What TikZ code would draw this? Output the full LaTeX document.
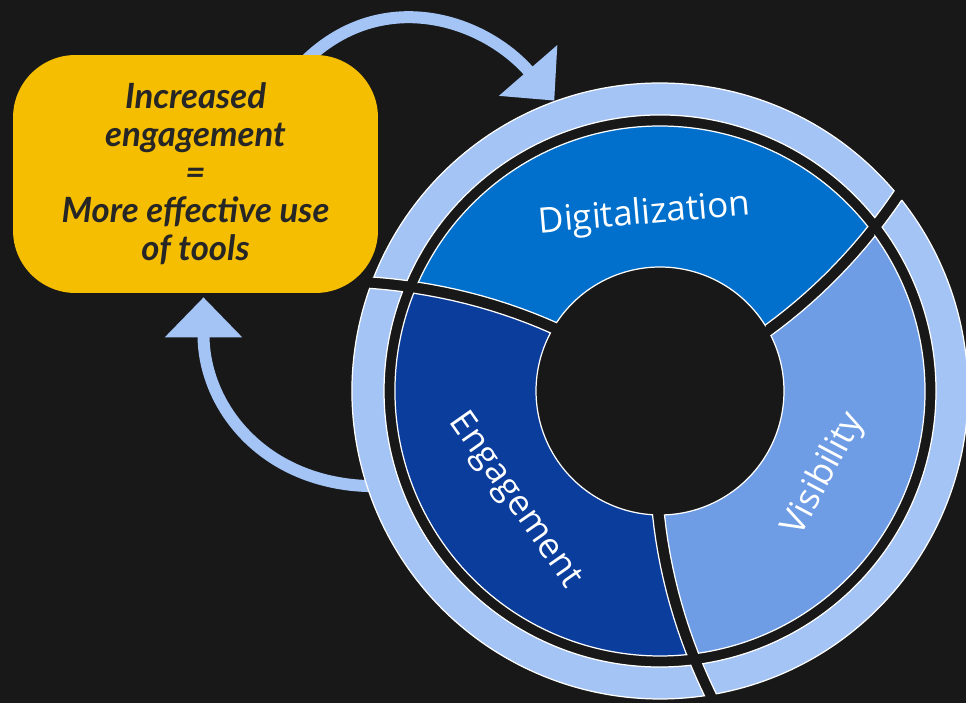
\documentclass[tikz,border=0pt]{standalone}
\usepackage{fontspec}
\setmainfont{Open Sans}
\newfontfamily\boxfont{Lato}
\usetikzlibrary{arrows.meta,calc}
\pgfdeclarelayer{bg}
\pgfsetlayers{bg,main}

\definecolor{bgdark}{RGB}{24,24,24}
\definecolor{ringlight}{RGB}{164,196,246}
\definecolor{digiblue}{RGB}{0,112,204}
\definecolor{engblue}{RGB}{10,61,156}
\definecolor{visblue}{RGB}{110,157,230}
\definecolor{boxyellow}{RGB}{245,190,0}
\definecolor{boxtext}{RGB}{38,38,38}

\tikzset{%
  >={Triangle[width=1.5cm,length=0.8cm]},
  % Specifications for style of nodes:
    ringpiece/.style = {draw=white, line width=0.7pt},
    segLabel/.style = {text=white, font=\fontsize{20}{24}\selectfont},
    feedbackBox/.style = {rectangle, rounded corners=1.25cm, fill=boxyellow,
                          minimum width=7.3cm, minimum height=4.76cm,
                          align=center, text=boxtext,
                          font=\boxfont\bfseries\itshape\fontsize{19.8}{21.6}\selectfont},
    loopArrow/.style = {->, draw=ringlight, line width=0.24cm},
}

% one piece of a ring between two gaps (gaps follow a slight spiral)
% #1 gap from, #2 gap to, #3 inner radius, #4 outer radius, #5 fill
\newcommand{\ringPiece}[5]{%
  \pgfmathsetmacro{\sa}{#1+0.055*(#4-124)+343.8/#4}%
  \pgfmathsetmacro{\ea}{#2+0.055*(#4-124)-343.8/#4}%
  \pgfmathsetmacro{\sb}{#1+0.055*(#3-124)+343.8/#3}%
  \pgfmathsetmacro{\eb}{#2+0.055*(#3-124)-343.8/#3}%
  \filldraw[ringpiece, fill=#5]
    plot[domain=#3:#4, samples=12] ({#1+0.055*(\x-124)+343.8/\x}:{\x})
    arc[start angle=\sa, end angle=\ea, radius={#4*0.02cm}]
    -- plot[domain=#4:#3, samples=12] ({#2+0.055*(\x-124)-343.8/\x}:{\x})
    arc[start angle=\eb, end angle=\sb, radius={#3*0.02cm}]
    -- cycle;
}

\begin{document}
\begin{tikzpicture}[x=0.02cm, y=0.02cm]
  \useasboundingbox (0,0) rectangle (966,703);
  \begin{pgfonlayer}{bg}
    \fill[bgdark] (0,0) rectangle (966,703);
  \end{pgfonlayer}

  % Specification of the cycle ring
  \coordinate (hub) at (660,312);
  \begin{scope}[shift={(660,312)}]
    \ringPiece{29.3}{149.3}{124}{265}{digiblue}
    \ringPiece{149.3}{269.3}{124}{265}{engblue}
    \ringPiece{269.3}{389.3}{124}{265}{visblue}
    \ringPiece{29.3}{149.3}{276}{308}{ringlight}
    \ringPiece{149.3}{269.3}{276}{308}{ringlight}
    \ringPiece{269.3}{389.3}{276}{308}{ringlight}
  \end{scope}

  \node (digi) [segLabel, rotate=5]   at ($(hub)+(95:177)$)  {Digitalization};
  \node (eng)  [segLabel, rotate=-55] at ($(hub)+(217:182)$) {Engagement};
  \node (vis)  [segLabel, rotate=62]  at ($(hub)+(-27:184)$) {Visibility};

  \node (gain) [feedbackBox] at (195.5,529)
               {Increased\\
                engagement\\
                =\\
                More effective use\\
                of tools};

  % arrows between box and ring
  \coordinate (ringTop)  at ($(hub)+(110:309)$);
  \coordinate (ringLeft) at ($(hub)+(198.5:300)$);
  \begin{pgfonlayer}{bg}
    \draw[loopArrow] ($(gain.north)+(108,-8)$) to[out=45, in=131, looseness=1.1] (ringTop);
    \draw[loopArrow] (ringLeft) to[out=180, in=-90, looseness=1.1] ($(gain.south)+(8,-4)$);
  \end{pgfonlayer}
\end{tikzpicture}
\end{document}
──────────────────────────────
What needs to be done:
Transcribe the full listing above exactly as it stands, minus the pictures.

Response to this exercise:
What TikZ code would draw this? Output the full LaTeX document.
\documentclass[tikz,border=0pt]{standalone}
\usepackage{fontspec}
\setmainfont{Open Sans}
\newfontfamily\boxfont{Lato}
\usetikzlibrary{arrows.meta,calc}
\pgfdeclarelayer{bg}
\pgfsetlayers{bg,main}

\definecolor{bgdark}{RGB}{24,24,24}
\definecolor{ringlight}{RGB}{164,196,246}
\definecolor{digiblue}{RGB}{0,112,204}
\definecolor{engblue}{RGB}{10,61,156}
\definecolor{visblue}{RGB}{110,157,230}
\definecolor{boxyellow}{RGB}{245,190,0}
\definecolor{boxtext}{RGB}{38,38,38}

\tikzset{%
  >={Triangle[width=1.5cm,length=0.8cm]},
  % Specifications for style of nodes:
    ringpiece/.style = {draw=white, line width=0.7pt},
    segLabel/.style = {text=white, font=\fontsize{20}{24}\selectfont},
    feedbackBox/.style = {rectangle, rounded corners=1.25cm, fill=boxyellow,
                          minimum width=7.3cm, minimum height=4.76cm,
                          align=center, text=boxtext,
                          font=\boxfont\bfseries\itshape\fontsize{19.8}{21.6}\selectfont},
    loopArrow/.style = {->, draw=ringlight, line width=0.24cm},
}

% one piece of a ring between two gaps (gaps follow a slight spiral)
% #1 gap from, #2 gap to, #3 inner radius, #4 outer radius, #5 fill
\newcommand{\ringPiece}[5]{%
  \pgfmathsetmacro{\sa}{#1+0.055*(#4-124)+343.8/#4}%
  \pgfmathsetmacro{\ea}{#2+0.055*(#4-124)-343.8/#4}%
  \pgfmathsetmacro{\sb}{#1+0.055*(#3-124)+343.8/#3}%
  \pgfmathsetmacro{\eb}{#2+0.055*(#3-124)-343.8/#3}%
  \filldraw[ringpiece, fill=#5]
    plot[domain=#3:#4, samples=12] ({#1+0.055*(\x-124)+343.8/\x}:{\x})
    arc[start angle=\sa, end angle=\ea, radius={#4*0.02cm}]
    -- plot[domain=#4:#3, samples=12] ({#2+0.055*(\x-124)-343.8/\x}:{\x})
    arc[start angle=\eb, end angle=\sb, radius={#3*0.02cm}]
    -- cycle;
}

\begin{document}
\begin{tikzpicture}[x=0.02cm, y=0.02cm]
  \useasboundingbox (0,0) rectangle (966,703);
  \begin{pgfonlayer}{bg}
    \fill[bgdark] (0,0) rectangle (966,703);
  \end{pgfonlayer}

  % Specification of the cycle ring
  \coordinate (hub) at (660,312);
  \begin{scope}[shift={(660,312)}]
    \ringPiece{29.3}{149.3}{124}{265}{digiblue}
    \ringPiece{149.3}{269.3}{124}{265}{engblue}
    \ringPiece{269.3}{389.3}{124}{265}{visblue}
    \ringPiece{29.3}{149.3}{276}{308}{ringlight}
    \ringPiece{149.3}{269.3}{276}{308}{ringlight}
    \ringPiece{269.3}{389.3}{276}{308}{ringlight}
  \end{scope}

  \node (digi) [segLabel, rotate=5]   at ($(hub)+(95:177)$)  {Digitalization};
  \node (eng)  [segLabel, rotate=-55] at ($(hub)+(217:182)$) {Engagement};
  \node (vis)  [segLabel, rotate=62]  at ($(hub)+(-27:184)$) {Visibility};

  \node (gain) [feedbackBox] at (195.5,529)
               {Increased\\
                engagement\\
                =\\
                More effective use\\
                of tools};

  % arrows between box and ring
  \coordinate (ringTop)  at ($(hub)+(110:309)$);
  \coordinate (ringLeft) at ($(hub)+(198.5:300)$);
  \begin{pgfonlayer}{bg}
    \draw[loopArrow] ($(gain.north)+(108,-8)$) to[out=45, in=131, looseness=1.1] (ringTop);
    \draw[loopArrow] (ringLeft) to[out=180, in=-90, looseness=1.1] ($(gain.south)+(8,-4)$);
  \end{pgfonlayer}
\end{tikzpicture}
\end{document}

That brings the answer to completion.